** START Records for processing **
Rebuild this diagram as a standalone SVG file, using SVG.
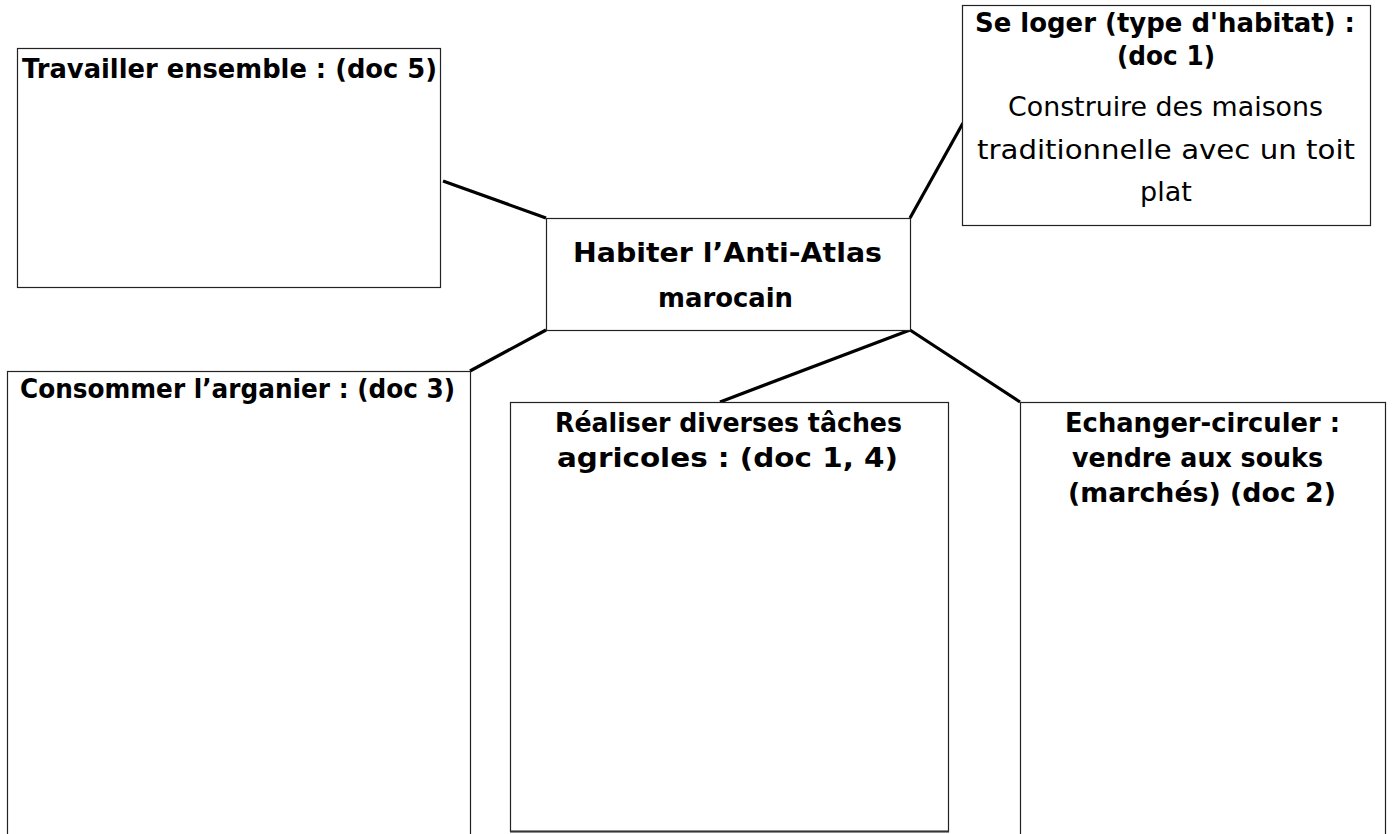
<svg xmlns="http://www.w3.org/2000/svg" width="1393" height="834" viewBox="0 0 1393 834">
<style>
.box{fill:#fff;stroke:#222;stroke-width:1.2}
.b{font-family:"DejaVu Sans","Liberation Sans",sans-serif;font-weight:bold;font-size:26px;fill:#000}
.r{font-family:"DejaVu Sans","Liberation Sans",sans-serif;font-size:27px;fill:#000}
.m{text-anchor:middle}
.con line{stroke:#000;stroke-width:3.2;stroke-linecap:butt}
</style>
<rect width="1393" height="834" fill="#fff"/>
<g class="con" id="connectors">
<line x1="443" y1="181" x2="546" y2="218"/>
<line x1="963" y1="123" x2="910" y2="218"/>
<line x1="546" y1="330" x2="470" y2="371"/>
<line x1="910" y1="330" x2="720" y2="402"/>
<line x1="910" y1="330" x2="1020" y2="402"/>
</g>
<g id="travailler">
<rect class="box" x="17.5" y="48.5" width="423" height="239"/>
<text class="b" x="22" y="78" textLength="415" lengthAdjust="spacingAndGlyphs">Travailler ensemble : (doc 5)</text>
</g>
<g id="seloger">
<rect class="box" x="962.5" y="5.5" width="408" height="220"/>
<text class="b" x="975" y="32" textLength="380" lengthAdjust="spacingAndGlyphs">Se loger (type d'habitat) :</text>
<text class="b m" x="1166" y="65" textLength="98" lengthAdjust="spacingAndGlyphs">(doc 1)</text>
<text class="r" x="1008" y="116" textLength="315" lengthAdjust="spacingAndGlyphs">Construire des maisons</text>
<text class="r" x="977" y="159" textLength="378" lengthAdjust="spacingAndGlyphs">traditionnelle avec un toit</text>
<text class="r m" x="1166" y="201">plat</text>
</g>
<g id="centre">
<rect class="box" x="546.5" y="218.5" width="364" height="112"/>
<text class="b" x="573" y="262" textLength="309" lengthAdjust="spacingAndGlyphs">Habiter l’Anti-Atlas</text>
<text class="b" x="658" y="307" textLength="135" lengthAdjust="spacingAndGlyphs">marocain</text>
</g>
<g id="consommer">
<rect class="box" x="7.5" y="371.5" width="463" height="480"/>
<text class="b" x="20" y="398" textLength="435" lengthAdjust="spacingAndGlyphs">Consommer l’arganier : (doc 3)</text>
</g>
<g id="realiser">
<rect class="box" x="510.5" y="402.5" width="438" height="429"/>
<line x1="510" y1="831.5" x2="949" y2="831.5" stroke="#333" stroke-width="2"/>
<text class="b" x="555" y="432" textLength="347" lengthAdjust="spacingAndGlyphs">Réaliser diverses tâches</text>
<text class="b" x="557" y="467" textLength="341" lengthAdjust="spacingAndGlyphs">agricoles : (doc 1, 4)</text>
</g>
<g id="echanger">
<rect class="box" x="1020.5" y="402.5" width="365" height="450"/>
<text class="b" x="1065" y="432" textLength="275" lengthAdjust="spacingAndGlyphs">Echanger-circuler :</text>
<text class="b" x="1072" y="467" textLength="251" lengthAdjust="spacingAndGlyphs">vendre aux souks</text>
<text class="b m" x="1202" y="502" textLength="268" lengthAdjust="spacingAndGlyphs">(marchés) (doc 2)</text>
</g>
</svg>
** END Records for processing **
** START Records for processing **
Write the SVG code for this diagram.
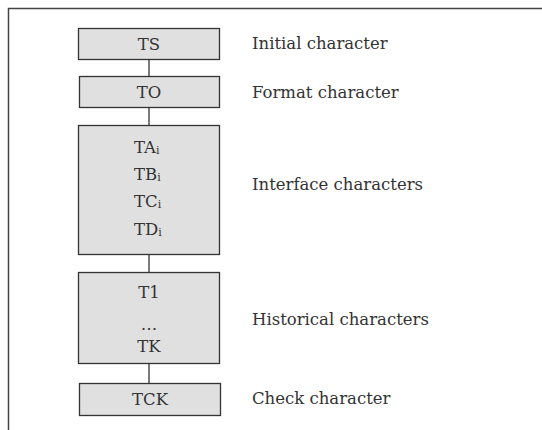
** END Records for processing **
** START Records for processing **
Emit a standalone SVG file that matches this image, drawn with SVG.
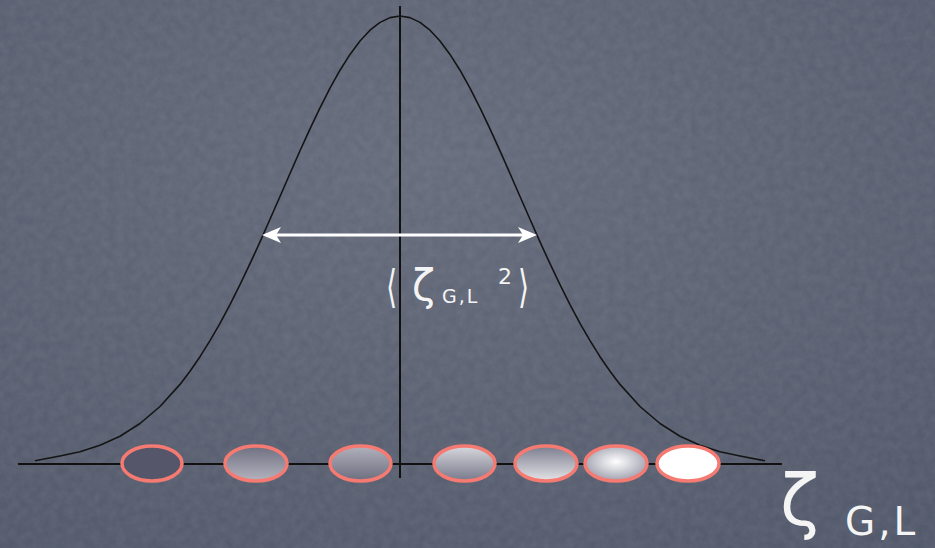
** END Records for processing **
From the records above, copy every line that holds the word "standalone".

Rebuild this diagram as a standalone SVG file, using SVG.
Emit a standalone SVG file that matches this image, drawn with SVG.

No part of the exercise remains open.